### [Short problem]
Exclude images, then output the remaining data verbatim.

>>

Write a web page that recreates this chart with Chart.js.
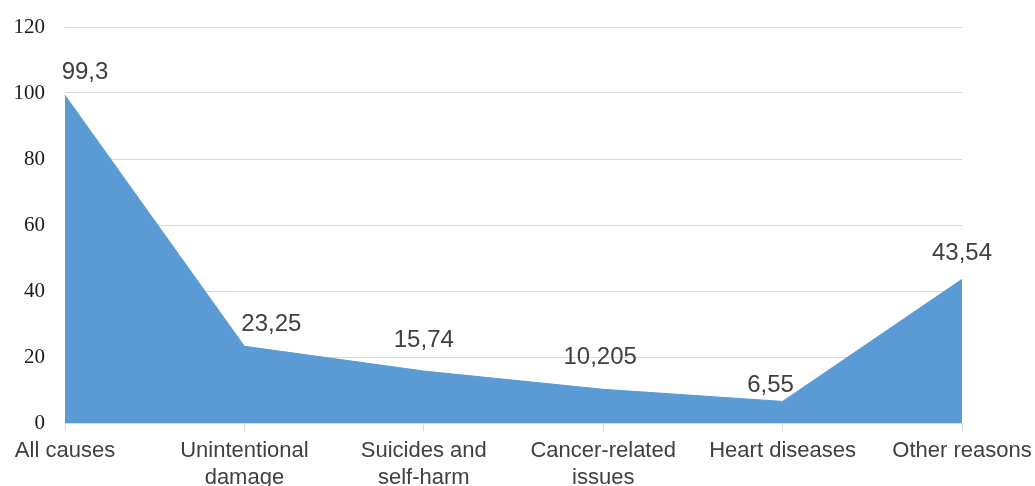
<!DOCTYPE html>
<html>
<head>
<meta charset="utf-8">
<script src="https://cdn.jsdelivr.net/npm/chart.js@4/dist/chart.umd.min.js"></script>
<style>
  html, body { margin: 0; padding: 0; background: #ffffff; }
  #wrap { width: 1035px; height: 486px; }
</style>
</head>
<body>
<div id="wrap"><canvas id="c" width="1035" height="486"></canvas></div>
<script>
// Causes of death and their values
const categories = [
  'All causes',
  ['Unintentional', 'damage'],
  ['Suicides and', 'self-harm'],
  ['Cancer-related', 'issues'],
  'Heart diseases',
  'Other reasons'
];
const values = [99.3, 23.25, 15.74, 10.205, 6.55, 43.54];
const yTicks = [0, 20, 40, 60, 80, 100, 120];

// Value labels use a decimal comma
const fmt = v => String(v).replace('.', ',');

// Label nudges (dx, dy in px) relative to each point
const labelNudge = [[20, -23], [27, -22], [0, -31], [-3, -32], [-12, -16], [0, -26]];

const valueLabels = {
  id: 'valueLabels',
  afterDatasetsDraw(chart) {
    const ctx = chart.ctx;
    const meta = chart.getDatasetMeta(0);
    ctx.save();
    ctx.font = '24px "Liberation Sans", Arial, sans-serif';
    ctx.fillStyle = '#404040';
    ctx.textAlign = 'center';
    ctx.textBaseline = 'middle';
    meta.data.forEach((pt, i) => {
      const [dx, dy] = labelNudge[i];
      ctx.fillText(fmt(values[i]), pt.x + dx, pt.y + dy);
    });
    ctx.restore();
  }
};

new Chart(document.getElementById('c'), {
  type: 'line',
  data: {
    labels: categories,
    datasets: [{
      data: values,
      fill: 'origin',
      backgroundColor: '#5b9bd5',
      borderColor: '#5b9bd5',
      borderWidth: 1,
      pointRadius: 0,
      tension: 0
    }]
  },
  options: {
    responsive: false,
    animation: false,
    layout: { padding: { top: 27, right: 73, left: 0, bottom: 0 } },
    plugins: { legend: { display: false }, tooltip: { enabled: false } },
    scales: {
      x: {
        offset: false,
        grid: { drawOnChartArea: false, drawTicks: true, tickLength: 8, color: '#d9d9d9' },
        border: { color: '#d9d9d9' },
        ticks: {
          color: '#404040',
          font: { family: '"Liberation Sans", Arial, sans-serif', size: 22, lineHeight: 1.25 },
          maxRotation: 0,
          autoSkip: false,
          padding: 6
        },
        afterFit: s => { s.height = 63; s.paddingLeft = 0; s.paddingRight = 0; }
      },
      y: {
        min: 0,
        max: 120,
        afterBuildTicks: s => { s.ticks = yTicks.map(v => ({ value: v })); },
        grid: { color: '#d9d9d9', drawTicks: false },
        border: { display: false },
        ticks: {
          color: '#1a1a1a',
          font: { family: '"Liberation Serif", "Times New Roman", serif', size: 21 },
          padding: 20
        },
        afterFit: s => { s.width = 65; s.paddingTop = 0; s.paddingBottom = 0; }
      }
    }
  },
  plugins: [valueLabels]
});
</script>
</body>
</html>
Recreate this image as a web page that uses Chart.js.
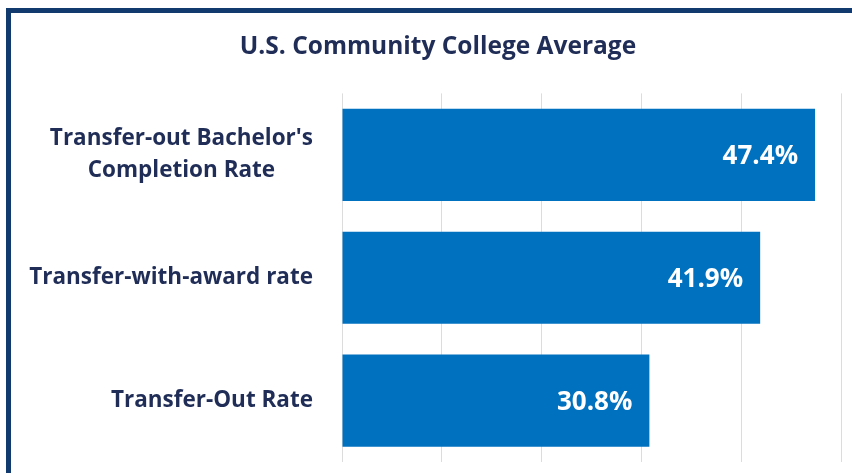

<<

### [Final result]
Write a web page that recreates this chart with Chart.js.
<!DOCTYPE html>
<html>
<head>
<meta charset="utf-8">
<script src="https://cdn.jsdelivr.net/npm/chart.js@4/dist/chart.umd.min.js"></script>
<style>
  html, body { margin: 0; padding: 0; background: #ffffff; }
  #wrap { width: 1035px; height: 486px; }
</style>
</head>
<body>
<div id="wrap"><canvas id="c" width="1035" height="486"></canvas></div>
<script>
// Causes of death and their values
const categories = [
  'All causes',
  ['Unintentional', 'damage'],
  ['Suicides and', 'self-harm'],
  ['Cancer-related', 'issues'],
  'Heart diseases',
  'Other reasons'
];
const values = [99.3, 23.25, 15.74, 10.205, 6.55, 43.54];
const yTicks = [0, 20, 40, 60, 80, 100, 120];

// Value labels use a decimal comma
const fmt = v => String(v).replace('.', ',');

// Label nudges (dx, dy in px) relative to each point
const labelNudge = [[20, -23], [27, -22], [0, -31], [-3, -32], [-12, -16], [0, -26]];

const valueLabels = {
  id: 'valueLabels',
  afterDatasetsDraw(chart) {
    const ctx = chart.ctx;
    const meta = chart.getDatasetMeta(0);
    ctx.save();
    ctx.font = '24px "Liberation Sans", Arial, sans-serif';
    ctx.fillStyle = '#404040';
    ctx.textAlign = 'center';
    ctx.textBaseline = 'middle';
    meta.data.forEach((pt, i) => {
      const [dx, dy] = labelNudge[i];
      ctx.fillText(fmt(values[i]), pt.x + dx, pt.y + dy);
    });
    ctx.restore();
  }
};

new Chart(document.getElementById('c'), {
  type: 'line',
  data: {
    labels: categories,
    datasets: [{
      data: values,
      fill: 'origin',
      backgroundColor: '#5b9bd5',
      borderColor: '#5b9bd5',
      borderWidth: 1,
      pointRadius: 0,
      tension: 0
    }]
  },
  options: {
    responsive: false,
    animation: false,
    layout: { padding: { top: 27, right: 73, left: 0, bottom: 0 } },
    plugins: { legend: { display: false }, tooltip: { enabled: false } },
    scales: {
      x: {
        offset: false,
        grid: { drawOnChartArea: false, drawTicks: true, tickLength: 8, color: '#d9d9d9' },
        border: { color: '#d9d9d9' },
        ticks: {
          color: '#404040',
          font: { family: '"Liberation Sans", Arial, sans-serif', size: 22, lineHeight: 1.25 },
          maxRotation: 0,
          autoSkip: false,
          padding: 6
        },
        afterFit: s => { s.height = 63; s.paddingLeft = 0; s.paddingRight = 0; }
      },
      y: {
        min: 0,
        max: 120,
        afterBuildTicks: s => { s.ticks = yTicks.map(v => ({ value: v })); },
        grid: { color: '#d9d9d9', drawTicks: false },
        border: { display: false },
        ticks: {
          color: '#1a1a1a',
          font: { family: '"Liberation Serif", "Times New Roman", serif', size: 21 },
          padding: 20
        },
        afterFit: s => { s.width = 65; s.paddingTop = 0; s.paddingBottom = 0; }
      }
    }
  },
  plugins: [valueLabels]
});
</script>
</body>
</html>
Recreate this image as a web page that uses Chart.js.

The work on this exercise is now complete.